The question is difficult to answer unequivocally. The term “cyberpunk” has literary, artistic, philosophical and political connotations. Yet the feature is shared by the authors (or cyborgs) who assume the label is their intimate and (cyber)erotic relationship with technology. Walkmen, video recorders, camcorders, high definition televisions, telexes, personal computers, satellite dishes, plastic surgery, optic fibre cables: all these create an all‐embracing semiotic network, the merging of the world‐system into “a global nervous system which thinks for itself” (Sterling, 1986). The commodity‐consumption system as a whole covertly but decisively underpins the constitution of meaning in cyberpunk literary output (scientific, artistic, political, or whatever). The relationship with machines is not viewed as harmful, ineluctable, to be dodged. The Orwellian vision has faded, Frankenstein is a distant memory of modernity. The cyber presupposes a new, organic relationship with technology. It extends human capabilities beyond their physical limits. No mortal wound will frighten the mankind of the proximate future: neurosurgery and synthetic reason will implant new organs and synapses in bodies today destined for the junkyard.

Two

Cyberpunk is a vacuous as well as conceited experiment. It is essentially a techno‐urban script pieced together from science fiction/social criticism and every genre of science fiction amid post‐situationist technocultural fragmentation: the new architecture of entropy. A wall of words and a babble of language. Cyberpunk is neither mediocre nor superlative, it is “total”: a hotchpotch of fictions stolen from the proximate future in the search for a strategy to feel at ease in a reality driving itself towards experiential slippage into the virtual technologies of the near future. The real lapses into representation, and feedback is a white noise of new punctiform mediations in the substrate of the Interzone, the great error generator, where the real and the unreal exchange their meanings.

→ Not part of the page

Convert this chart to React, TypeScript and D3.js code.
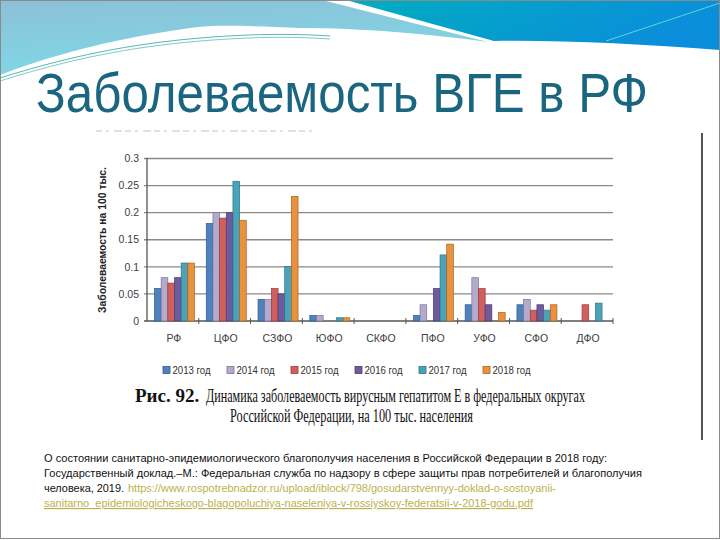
import React from "react";
import * as d3 from "d3";

const categories = ["РФ", "ЦФО", "СЗФО", "ЮФО", "СКФО", "ПФО", "УФО", "СФО", "ДФО"];
const years = ["2013 год", "2014 год", "2015 год", "2016 год", "2017 год", "2018 год"];
const v2013 = [0.06, 0.18, 0.04, 0.01, 0, 0.01, 0.03, 0.03, 0];
const v2014 = [0.08, 0.2, 0.04, 0.01, 0, 0.03, 0.08, 0.04, 0];
const v2015 = [0.07, 0.19, 0.06, 0, 0, 0, 0.06, 0.02, 0.03];
const v2016 = [0.08, 0.2, 0.05, 0, 0, 0.06, 0.03, 0.03, 0];
const v2017 = [0.107, 0.258, 0.101, 0.006, 0, 0.122, 0, 0.02, 0.033];
const v2018 = [0.107, 0.186, 0.23, 0.006, 0, 0.142, 0.016, 0.03, 0];
const seriesValues = [v2013, v2014, v2015, v2016, v2017, v2018];
const yTicks = [0, 0.05, 0.1, 0.15, 0.2, 0.25, 0.3];
const yTickLabels = ["0", "0.05", "0.1", "0.15", "0.2", "0.25", "0.3"];

const fills = ["#4f81bd", "#b4aacb", "#d0605d", "#6e5a9c", "#4aa3b8", "#e8913e"];
const strokes = ["#2c5a8f", "#7d7399", "#9a3b39", "#4a3a75", "#2d7585", "#b0651e"];

export default function App() {
  const x = d3.scaleBand<string>().domain(categories).range([147, 613]).paddingInner(0).paddingOuter(0);
  const xs = d3.scaleBand<string>().domain(years).range([7.5, 47.5]).padding(0);
  const y = d3.scaleLinear().domain([0, 0.3]).range([321, 158.5]);
  const bw = x.bandwidth();
  const sans = "'Liberation Sans', Arial, sans-serif";
  const serif = "'Liberation Serif', 'Times New Roman', serif";
  const link = "#b9b24a";

  return (
    <svg width={720} height={540} style={{ position: "absolute", left: 0, top: 0, background: "#fff" }}>
      <defs>
        <linearGradient id="lg" x1="0" y1="0" x2="0.3" y2="1">
          <stop offset="0" stopColor="#8cc0d8" />
          <stop offset="1" stopColor="#7fd8e6" />
        </linearGradient>
        <linearGradient id="rg" x1="0" y1="0" x2="1" y2="0.3">
          <stop offset="0" stopColor="#00aebf" />
          <stop offset="1" stopColor="#0a8edb" />
        </linearGradient>
      </defs>
      <rect x={0} y={0} width={720} height={540} fill="#fff" />
      {/* header decoration */}
      <path d="M0,0 L322,0 L488,42 C430,34 360,28 300,28 C250,26 215,24 190,28 C120,38 60,52 0,75 Z" fill="url(#lg)" />
      <path d="M346,0 L720,0 L720,50 C640,44 560,40 494,41 Z" fill="url(#rg)" />
      <path d="M720,3 L606,41" stroke="#7fe0e0" strokeWidth={0.8} fill="none" />
      <path d="M0,78 C70,56 130,44 200,38 C260,33 300,34 330,36" stroke="#2aa5a5" strokeWidth={0.8} fill="none" />
      <path d="M0,81 C70,59 130,47 200,41 C260,36 300,37 330,39" stroke="#2aa5a5" strokeWidth={0.6} fill="none" />

      {/* title */}
      <text x={36} y={112} fontFamily={sans} fontSize={56} fill="#1a6680" textLength={612} lengthAdjust="spacingAndGlyphs">
        Заболеваемость ВГЕ в РФ
      </text>

      {/* faint cut-off line */}
      <line x1={96} x2={315} y1={131} y2={131} stroke="#d8d8d8" strokeWidth={1.5} strokeDasharray="6 4 3 5 8 3" />

      {/* right edge of pasted image */}
      <line x1={702} x2={702} y1={133} y2={440} stroke="#555" strokeWidth={2} />

      {/* gridlines */}
      {yTicks.map((t, i) => (
        <g key={"g" + i}>
          {i > 0 && <line x1={144} x2={613} y1={y(t)} y2={y(t)} stroke="#8a8a8a" strokeWidth={1.3} />}
          <text x={139} y={y(t)} dy="0.35em" textAnchor="end" fontFamily={sans} fontSize={10.5} fill="#404040">
            {yTickLabels[i]}
          </text>
        </g>
      ))}
      {/* axes */}
      <line x1={147} x2={147} y1={158} y2={321} stroke="#555" strokeWidth={1.3} />
      <line x1={144} x2={613} y1={321} y2={321} stroke="#555" strokeWidth={1.5} />
      {categories.map((c, i) => (
        <line key={"t" + i} x1={(x(c) as number) + bw} x2={(x(c) as number) + bw} y1={318} y2={324} stroke="#555" strokeWidth={1} />
      ))}

      {/* bars */}
      {seriesValues.map((vals, si) =>
        vals.map((v, ci) =>
          v > 0 ? (
            <rect
              key={si + "-" + ci}
              x={(x(categories[ci]) as number) + (xs(years[si]) as number)}
              y={y(v)}
              width={xs.bandwidth()}
              height={y(0) - y(v)}
              fill={fills[si]}
              stroke={strokes[si]}
              strokeWidth={0.7}
            />
          ) : null
        )
      )}

      {/* x labels */}
      {categories.map((c, i) => (
        <text key={"xl" + i} x={(x(c) as number) + bw / 2 + 1} y={342} textAnchor="middle" fontFamily={sans} fontSize={10.5} fill="#404040">
          {c}
        </text>
      ))}

      {/* y title */}
      <text
        transform="translate(106,240) rotate(-90)"
        textAnchor="middle"
        fontFamily={sans}
        fontSize={10}
        fontWeight="bold"
        fill="#222"
        textLength={146}
        lengthAdjust="spacingAndGlyphs"
      >
        Заболеваемость на 100 тыс.
      </text>

      {/* legend */}
      {years.map((yr, i) => (
        <g key={"lg" + i} transform={`translate(${166.5 + i * 64},370)`}>
          <rect x={-3.5} y={-3.5} width={7} height={7} fill={fills[i]} stroke={strokes[i]} strokeWidth={0.8} />
          <text x={6} y={0} dy="0.35em" fontFamily={sans} fontSize={10} fill="#333" textLength={38} lengthAdjust="spacingAndGlyphs">
            {yr}
          </text>
        </g>
      ))}

      {/* caption */}
      <text x={135} y={402} fontFamily={serif} fontSize={19} fontWeight="bold" fill="#111">
        Рис. 92.
      </text>
      <text x={206} y={402} fontFamily={serif} fontSize={19} fill="#111" textLength={379} lengthAdjust="spacingAndGlyphs">
        Динамика заболеваемость вирусным гепатитом Е в федеральных округах
      </text>
      <text x={230} y={422} fontFamily={serif} fontSize={19} fill="#111" textLength={243} lengthAdjust="spacingAndGlyphs">
        Российской Федерации, на 100 тыс. населения
      </text>

      {/* footnote */}
      <g fontFamily={sans} fontSize={11.5} fill="#111">
        <text x={44} y={462} textLength={563} lengthAdjust="spacingAndGlyphs">
          О состоянии санитарно-эпидемиологического благополучия населения в Российской Федерации в 2018 году:
        </text>
        <text x={44} y={477} textLength={598} lengthAdjust="spacingAndGlyphs">
          Государственный доклад.–М.: Федеральная служба по надзору в сфере защиты прав потребителей и благополучия
        </text>
        <text x={44} y={492} textLength={80} lengthAdjust="spacingAndGlyphs">
          человека, 2019.
        </text>
        <text x={128} y={492} fill={link} textLength={428} lengthAdjust="spacingAndGlyphs">
          https://www.rospotrebnadzor.ru/upload/iblock/798/gosudarstvennyy-doklad-o-sostoyanii-
        </text>
        <text x={44} y={507} fill={link} textDecoration="underline" textLength={489} lengthAdjust="spacingAndGlyphs">
          sanitarno_epidemiologicheskogo-blagopoluchiya-naseleniya-v-rossiyskoy-federatsii-v-2018-godu.pdf
        </text>
      </g>

      {/* slide border */}
      <rect x={0.5} y={0.5} width={719} height={538} fill="none" stroke="#8a8a8a" strokeWidth={1} />
    </svg>
  );
}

The essays in the book set out a new situationist theory and practice of uncertain outcomes: an assemblage of “dis‐orderings” which endeavour to identify and deconstruct the “essence” of the real, but do so in an utterly fictitious and ephemeral manner. Diagnoses are made of the enormous buzzing masses of data in the semiotic web of the power network, and forecasts of credit cards for new DNA and Microsoft transplants. An existential‐Nietzschean spirit mixes with su(r)fist visions, giving rise to assertions like:

“Knowledge is freedom” is true only when freedom is understood as a psycho‐kinetic skill. “Information” is chaos; knowledge is the spontaneous ordering of that chaos; freedom is the surfing of the wave of that spontaneity (Bey, 1998, p. 7).

Two ways to look at cyberpunk. For me it does not mean anything and it takes nowhere, but at least it is dialectical!

References

Benjamin, W. (1982), Das Passagen‐Werk, Suhrkamp Verlag, Frankfurt am Mein.

Leary, T. (1988), “Germs of the sixties”, Neuropolitique, p. 4.

McLuhan, M. (1964), Understanding Media: The Extensions of Man, Sphere Books, London.

Sterling, B. (1986), Mirrorshades, Ace Books, London.